• **AIM**
Could you repeat, exactly as they stand, the lines between the one with "Write the TikZ code for this diagram." and the one with "(stub) at (183,125);", inclusive, minus the pictures?
[START DATA FOR THIS TASK]
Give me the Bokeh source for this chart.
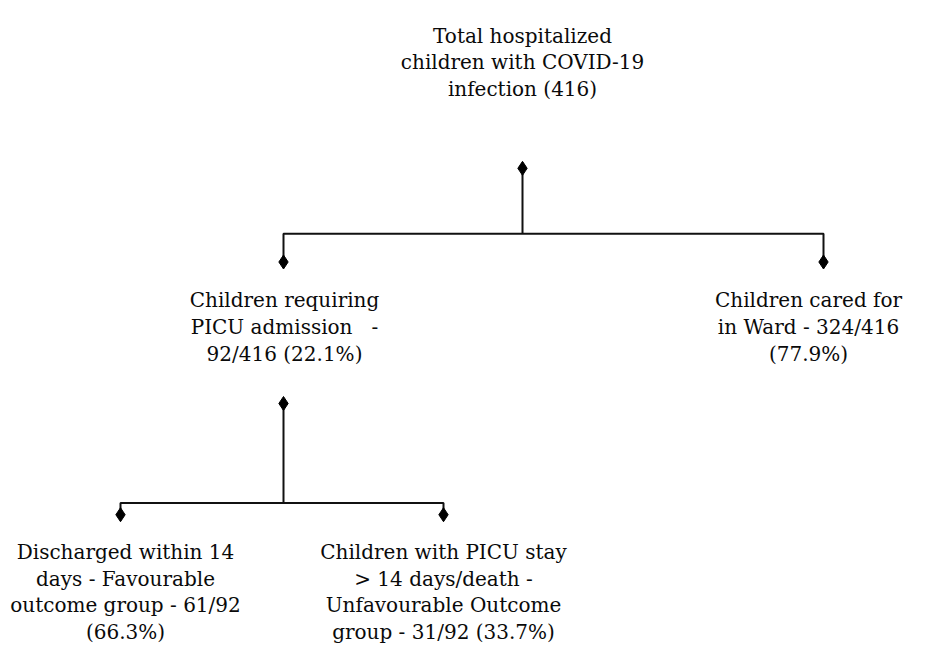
[END DATA FOR THIS TASK]
[START DATA FOR THIS TASK]
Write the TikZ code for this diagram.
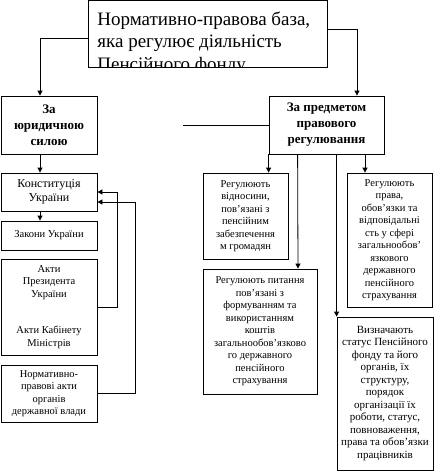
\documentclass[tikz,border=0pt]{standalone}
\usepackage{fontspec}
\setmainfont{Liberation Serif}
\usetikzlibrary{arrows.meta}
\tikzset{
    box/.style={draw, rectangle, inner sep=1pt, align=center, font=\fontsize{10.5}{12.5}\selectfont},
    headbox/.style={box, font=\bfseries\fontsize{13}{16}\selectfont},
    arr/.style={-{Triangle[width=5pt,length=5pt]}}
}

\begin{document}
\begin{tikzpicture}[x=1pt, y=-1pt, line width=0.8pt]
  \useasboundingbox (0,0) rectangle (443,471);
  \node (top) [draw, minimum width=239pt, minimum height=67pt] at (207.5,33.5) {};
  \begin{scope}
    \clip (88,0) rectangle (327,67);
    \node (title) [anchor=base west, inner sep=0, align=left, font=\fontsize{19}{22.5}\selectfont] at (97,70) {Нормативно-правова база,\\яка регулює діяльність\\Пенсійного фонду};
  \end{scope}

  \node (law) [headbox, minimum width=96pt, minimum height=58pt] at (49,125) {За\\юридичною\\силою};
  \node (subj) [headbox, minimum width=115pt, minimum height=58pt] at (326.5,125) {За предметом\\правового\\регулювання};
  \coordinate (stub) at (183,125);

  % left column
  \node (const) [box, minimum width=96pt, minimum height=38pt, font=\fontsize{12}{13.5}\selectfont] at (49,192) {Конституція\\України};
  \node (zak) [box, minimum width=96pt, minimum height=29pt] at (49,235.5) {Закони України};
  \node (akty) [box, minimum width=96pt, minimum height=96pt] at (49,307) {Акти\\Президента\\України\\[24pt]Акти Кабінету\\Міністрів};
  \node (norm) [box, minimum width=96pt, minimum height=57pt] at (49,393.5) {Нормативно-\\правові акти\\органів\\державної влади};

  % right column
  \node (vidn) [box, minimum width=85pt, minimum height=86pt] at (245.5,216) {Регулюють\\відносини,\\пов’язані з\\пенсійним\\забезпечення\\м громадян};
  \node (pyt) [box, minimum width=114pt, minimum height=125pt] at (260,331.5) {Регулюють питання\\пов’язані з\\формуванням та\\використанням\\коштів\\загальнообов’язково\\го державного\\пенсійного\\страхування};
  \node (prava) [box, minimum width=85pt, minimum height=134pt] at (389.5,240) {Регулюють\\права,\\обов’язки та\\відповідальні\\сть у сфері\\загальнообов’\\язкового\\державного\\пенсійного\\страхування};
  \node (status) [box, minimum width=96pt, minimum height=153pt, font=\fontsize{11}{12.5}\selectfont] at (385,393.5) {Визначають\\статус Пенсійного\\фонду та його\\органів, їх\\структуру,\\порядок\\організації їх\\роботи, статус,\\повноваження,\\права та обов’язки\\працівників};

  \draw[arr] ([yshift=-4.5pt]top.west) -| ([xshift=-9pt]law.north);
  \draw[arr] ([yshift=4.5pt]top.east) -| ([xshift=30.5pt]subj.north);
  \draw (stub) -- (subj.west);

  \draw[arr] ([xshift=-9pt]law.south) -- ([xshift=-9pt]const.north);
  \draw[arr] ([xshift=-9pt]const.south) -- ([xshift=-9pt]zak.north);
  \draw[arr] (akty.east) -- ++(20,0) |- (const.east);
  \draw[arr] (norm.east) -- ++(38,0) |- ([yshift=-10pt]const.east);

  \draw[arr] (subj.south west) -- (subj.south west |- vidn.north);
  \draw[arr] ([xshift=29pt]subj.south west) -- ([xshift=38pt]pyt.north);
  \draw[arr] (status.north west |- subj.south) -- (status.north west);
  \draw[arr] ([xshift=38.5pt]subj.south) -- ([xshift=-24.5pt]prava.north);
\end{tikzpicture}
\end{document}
[END DATA FOR THIS TASK]
• **WORKED SOLUTION**
Write the TikZ code for this diagram.
\documentclass[tikz,border=0pt]{standalone}
\usepackage{fontspec}
\setmainfont{Liberation Serif}
\usetikzlibrary{arrows.meta}
\tikzset{
    box/.style={draw, rectangle, inner sep=1pt, align=center, font=\fontsize{10.5}{12.5}\selectfont},
    headbox/.style={box, font=\bfseries\fontsize{13}{16}\selectfont},
    arr/.style={-{Triangle[width=5pt,length=5pt]}}
}

\begin{document}
\begin{tikzpicture}[x=1pt, y=-1pt, line width=0.8pt]
  \useasboundingbox (0,0) rectangle (443,471);
  \node (top) [draw, minimum width=239pt, minimum height=67pt] at (207.5,33.5) {};
  \begin{scope}
    \clip (88,0) rectangle (327,67);
    \node (title) [anchor=base west, inner sep=0, align=left, font=\fontsize{19}{22.5}\selectfont] at (97,70) {Нормативно-правова база,\\яка регулює діяльність\\Пенсійного фонду};
  \end{scope}

  \node (law) [headbox, minimum width=96pt, minimum height=58pt] at (49,125) {За\\юридичною\\силою};
  \node (subj) [headbox, minimum width=115pt, minimum height=58pt] at (326.5,125) {За предметом\\правового\\регулювання};
  \coordinate (stub) at (183,125);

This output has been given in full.